Was wird besser in dieser?
Friedrich Küppersbusch ist Fernsehproduzent und wird von der taz jede Woche zum Zustand der Welt befragt.
Drinnen bleiben, grünes Vancouver gucken.
Nach dem Urteil über den Hartz-IV-Satz beginnt die große Rechnerei. Beherrscht die Regierung das Einmaleins?

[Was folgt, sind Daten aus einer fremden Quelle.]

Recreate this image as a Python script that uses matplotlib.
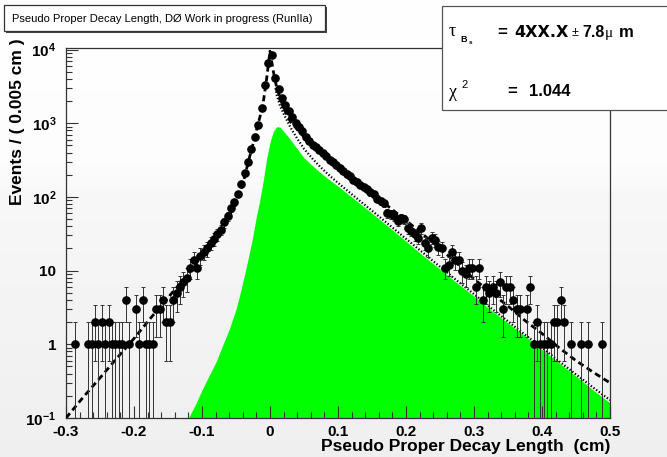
import numpy as np
import matplotlib
matplotlib.use("Agg")
import matplotlib.pyplot as plt
from matplotlib.patches import Rectangle
from matplotlib.ticker import FixedLocator, FixedFormatter, LogLocator, MultipleLocator, NullFormatter

plt.rcParams["font.family"] = ["Liberation Sans", "DejaVu Sans"]
plt.rcParams["mathtext.fontset"] = "custom"
plt.rcParams["mathtext.bf"] = "Liberation Sans:bold"
plt.rcParams["mathtext.rm"] = "Liberation Sans:bold"
plt.rcParams["mathtext.default"] = "bf"
plt.rcParams["axes.unicode_minus"] = False

# histogram: 0.005 cm bins from -0.3 to 0.5 (160 bins), events per bin
bin_lo = -0.3
bin_w = 0.005
counts = [
    0, 0, 1, 0, 0, 0, 1, 1, 2, 1,
    2, 1, 2, 1, 1, 1, 1, 4, 1, 0,
    3, 1, 4, 1, 1, 1, 3, 3, 4, 2,
    2, 4, 5, 6, 7, 8, 11, 14, 11, 16,
    18, 20, 24, 27, 31, 36, 45, 55, 70, 85,
    110, 150, 210, 300, 450, 650, 950, 1600, 3300, 6500,
    8500, 4100, 2900, 2200, 1750, 1450, 1200, 1000, 900, 790,
    660, 580, 510, 470, 430, 400, 360, 320, 300, 275,
    250, 225, 205, 190, 170, 160, 145, 135, 127, 115,
    108, 95, 88, 82, 60, 58, 55, 47, 52, 50,
    38, 35, 31, 28, 38, 24, 20, 28, 26, 21,
    20, 11, 12, 18, 14, 14, 10, 9, 11, 11,
    6, 11, 4, 6, 5, 6, 5, 7, 3, 6,
    6, 4, 3, 3, 0, 3, 6, 1, 2, 1,
    1, 1, 1, 2, 2, 4, 2, 0, 1, 0,
    0, 1, 0, 1, 0, 0, 0, 1, 0, 0,
]

# total fit (dashed)
fit_x = [-0.30, -0.275, -0.25, -0.225, -0.20, -0.175, -0.15, -0.125, -0.10, -0.075,
         -0.06, -0.05, -0.04, -0.03, -0.025, -0.02, -0.015, -0.01, -0.005, 0.0,
         0.005, 0.01, 0.02, 0.03, 0.05, 0.075, 0.10, 0.125, 0.15, 0.175,
         0.20, 0.225, 0.25, 0.275, 0.30, 0.325, 0.35, 0.375, 0.40, 0.425,
         0.45, 0.475, 0.50]
fit_y = [0.10, 0.19, 0.35, 0.65, 1.2, 2.3, 4.3, 8.0, 16, 33,
         55, 85, 150, 350, 520, 800, 1200, 1900, 4000, 9500,
         5000, 3000, 1600, 1050, 650, 420, 270, 172, 112, 73,
         48, 31, 20, 12.5, 7.7, 5.0, 3.3, 2.1, 1.4, 0.9,
         0.6, 0.42, 0.30]

# signal component (dotted)
sig_x = [0.008, 0.01, 0.015, 0.02, 0.03, 0.04, 0.05, 0.0625, 0.075, 0.0875,
         0.10, 0.125, 0.15, 0.175, 0.20, 0.225, 0.25, 0.275, 0.30, 0.325,
         0.35, 0.375, 0.40, 0.425, 0.45, 0.475, 0.50]
sig_y = [3000, 2400, 1700, 1350, 880, 620, 450, 330, 250, 195,
         155, 100, 65, 42, 27, 17.5, 11.3, 7.3, 4.8, 3.1,
         2.05, 1.35, 0.9, 0.59, 0.39, 0.26, 0.175]

# B_s signal (green area)
bs_x = [-0.12, -0.11, -0.10, -0.09, -0.08, -0.07, -0.06, -0.05, -0.045, -0.04,
        -0.035, -0.03, -0.025, -0.02, -0.015, -0.01, -0.005, 0.0, 0.005, 0.01,
        0.015, 0.02, 0.03, 0.04, 0.05, 0.0625, 0.075, 0.0875, 0.10, 0.125,
        0.15, 0.175, 0.20, 0.225, 0.25, 0.275, 0.30, 0.325, 0.35, 0.375,
        0.40, 0.425, 0.45, 0.475, 0.50]
bs_y = [0.10, 0.15, 0.24, 0.37, 0.56, 0.95, 1.6, 3.0, 4.5, 7.0,
        11, 18, 30, 55, 90, 165, 330, 550, 780, 900,
        880, 780, 600, 450, 340, 265, 210, 170, 140, 92,
        60, 39, 25, 16, 10.5, 6.8, 4.5, 2.9, 1.95, 1.3,
        0.85, 0.56, 0.37, 0.24, 0.16]

x_ticks = [-0.3, -0.2, -0.1, 0.0, 0.1, 0.2, 0.3, 0.4, 0.5]
x_labels = ["-0.3", "-0.2", "-0.1", "0", "0.1", "0.2", "0.3", "0.4", "0.5"]
y_ticks = [0.1, 1, 10, 100, 1000, 10000]
y_labels = [r"$10^{-1}$", "1", "10", r"$10^{2}$", r"$10^{3}$", r"$10^{4}$"]

W, H = 667, 457


def fx(px):
    return px / W


def fy(py):
    return 1 - py / H


fig = plt.figure(figsize=(W / 100, H / 100), dpi=100)
fig.patch.set_facecolor("white")

# faint screen-shot shading behind everything
bg = fig.add_axes([0, 0, 1, 1], zorder=-10)
rows = np.arange(H)
shade = np.interp(rows, [0, 160, 195, H], [0.995, 0.99, 0.968, 0.935])
bg.imshow(shade[:, None], aspect="auto", extent=[0, 1, 0, 1], cmap="gray", vmin=0, vmax=1)
bg.axis("off")

ax = fig.add_axes([fx(66), fy(418), fx(610) - fx(66), fy(48) - fy(418)])
ax.set_facecolor("none")
ax.set_yscale("log")
ax.set_xlim(-0.3, 0.5)
ax.set_ylim(0.1, 1.05e4)

ax.fill_between(bs_x, 1e-3, bs_y, color="#00ff00", lw=0, zorder=1)
ax.plot(sig_x, sig_y, color="black", lw=1.6, ls=(0, (0.6, 0.9)), zorder=2)
ax.plot(fit_x, fit_y, color="black", lw=2.0, ls=(0, (2.2, 1.4)), zorder=3)

n = np.array(counts, dtype=float)
xc = bin_lo + bin_w * (np.arange(len(n)) + 0.5)
keep = n > 0
err = np.sqrt(n[keep])
lower = np.minimum(err, n[keep] - 1e-4)
ax.errorbar(xc[keep], n[keep], yerr=[lower, err], fmt="o", color="black", ms=5.2,
            ecolor="#333333", elinewidth=0.7, capsize=1.6, capthick=0.7, zorder=4)

for s in ax.spines.values():
    s.set_color("#333333")
    s.set_linewidth(0.9)

ax.xaxis.set_major_locator(FixedLocator(x_ticks))
ax.xaxis.set_major_formatter(FixedFormatter(x_labels))
ax.xaxis.set_minor_locator(MultipleLocator(0.02))
ax.yaxis.set_major_locator(FixedLocator(y_ticks))
ax.yaxis.set_major_formatter(FixedFormatter(y_labels))
ax.yaxis.set_minor_locator(LogLocator(base=10, subs=np.arange(2, 10)))
ax.yaxis.set_minor_formatter(NullFormatter())
ax.tick_params(which="both", direction="in", top=False, right=False, color="#333333")
ax.tick_params(which="major", length=8.5, width=0.8, labelsize=11)
ax.tick_params(which="minor", length=4.3, width=0.8)
ax.tick_params(axis="x", which="major", pad=5)
ax.tick_params(axis="y", which="major", pad=7)
for lab in ax.get_xticklabels() + ax.get_yticklabels():
    lab.set_fontweight("bold")

fig.text(fx(18), fy(38), "Events / ( 0.005 cm )", rotation=90, ha="center", va="top",
         fontsize=12.5, fontweight="bold")
fig.text(fx(610), fy(446), "Pseudo Proper Decay Length  (cm)", ha="right", va="center",
         fontsize=12.5, fontweight="bold")

# title box with shadow
fig.add_artist(Rectangle((fx(6), fy(33)), fx(325) - fx(4), fy(5) - fy(31),
                         transform=fig.transFigure, facecolor="#444444", edgecolor="none"))
fig.add_artist(Rectangle((fx(4), fy(31)), fx(325) - fx(4), fy(5) - fy(31),
                         transform=fig.transFigure, facecolor="white", edgecolor="#333333", lw=0.9))
fig.text(fx(12), fy(18.5), "Pseudo Proper Decay Length, DØ Work in progress (RunIIa)",
         ha="left", va="center", fontsize=8)

# fit results box
fig.add_artist(Rectangle((fx(441.5), fy(110)), fx(670) - fx(441.5), fy(6) - fy(110),
                         transform=fig.transFigure, facecolor="white", edgecolor="#555555", lw=0.9))
serif = ["Liberation Serif", "DejaVu Serif"]
fig.text(fx(449), fy(32), "τ", ha="left", va="center", fontsize=13, family=serif)
fig.text(fx(460), fy(39.5), "B", ha="left", va="center", fontsize=6.5, fontweight="bold")
fig.text(fx(468.5), fy(42), "s", ha="left", va="center", fontsize=4.5, fontweight="bold")
fig.text(fx(497), fy(32.5), "=", ha="left", va="center", fontsize=12, fontweight="bold")
fig.text(fx(514), fy(32.5), "4XX.X", ha="left", va="center", fontsize=11.5, fontweight="bold",
         family=["DejaVu Sans"])
fig.text(fx(572), fy(33.5), "±", ha="left", va="center", fontsize=9)
fig.text(fx(582), fy(32.5), "7.8", ha="left", va="center", fontsize=11.5, fontweight="bold")
fig.text(fx(605), fy(34), "μ", ha="left", va="center", fontsize=11, family=serif)
fig.text(fx(619), fy(32.5), "m", ha="left", va="center", fontsize=12, fontweight="bold")
fig.text(fx(449), fy(92), "χ", ha="left", va="center", fontsize=13, family=serif)
fig.text(fx(461.5), fy(85), "2", ha="left", va="center", fontsize=8)
fig.text(fx(507), fy(91.5), "=", ha="left", va="center", fontsize=12, fontweight="bold")
fig.text(fx(529), fy(91.5), "1.044", ha="left", va="center", fontsize=12, fontweight="bold")

fig.savefig("out.png", dpi=100)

Ja, die CDU rechnet mit der Vergesslichkeit des Publikums: Eben noch sprudelten 15 Milliarden Euro für HRE, 13 für die Commerzbank und viele weiteren Tranchen aus dem "Bankenrettungspaket". Nun sei ein "einstelliger Milliardenbetrag" für eine Hartz-Korrektur ein Riesenproblem. Die FDP rechnet, vor allem mit Schwarz-Grün auch noch in NRW und dann im Bund. Prompt schließt Westerwelle die Lücke nach Lambsdorff: Auf Marktgraf folgt Pornograf. Guido Westerwelle war seit 1983 Juli-Chef, seit 88 im FDP-Bundesvorstand und schloss sein Jurastudium erst 1991 ab: Parteiamtssalär, Diäten, Ministergehalt: Der Mann hat nie ernsthaft von etwas anderem als Staatsknete gelebt. Dass nun ausgerechnet er wirklich Bedürftige als überfressene Orgiasten schmäht - im vorrevolutionären Frankreich wäre das als der mannhafte Wunsch verstanden worden, sich immerhin die eigene Laterne auszusuchen.
Stefan Mappus löst Günther Oettinger ab. Tritt er in große Fußstapfen?
In BaWü gibts nur Fußmatten, das ist Autoland. Mappus ist 43 und der Hälfte der Landeskinder laut Umfrage unbekannt; er hat eine faire Chance, unerkannt vom Unfallort zu entkommen. Wenn er sich gegen den präsidialen Teufel und den ungelenken Oettinger profilieren will, müsste er was Abgefahrenes tun … hm … regieren!?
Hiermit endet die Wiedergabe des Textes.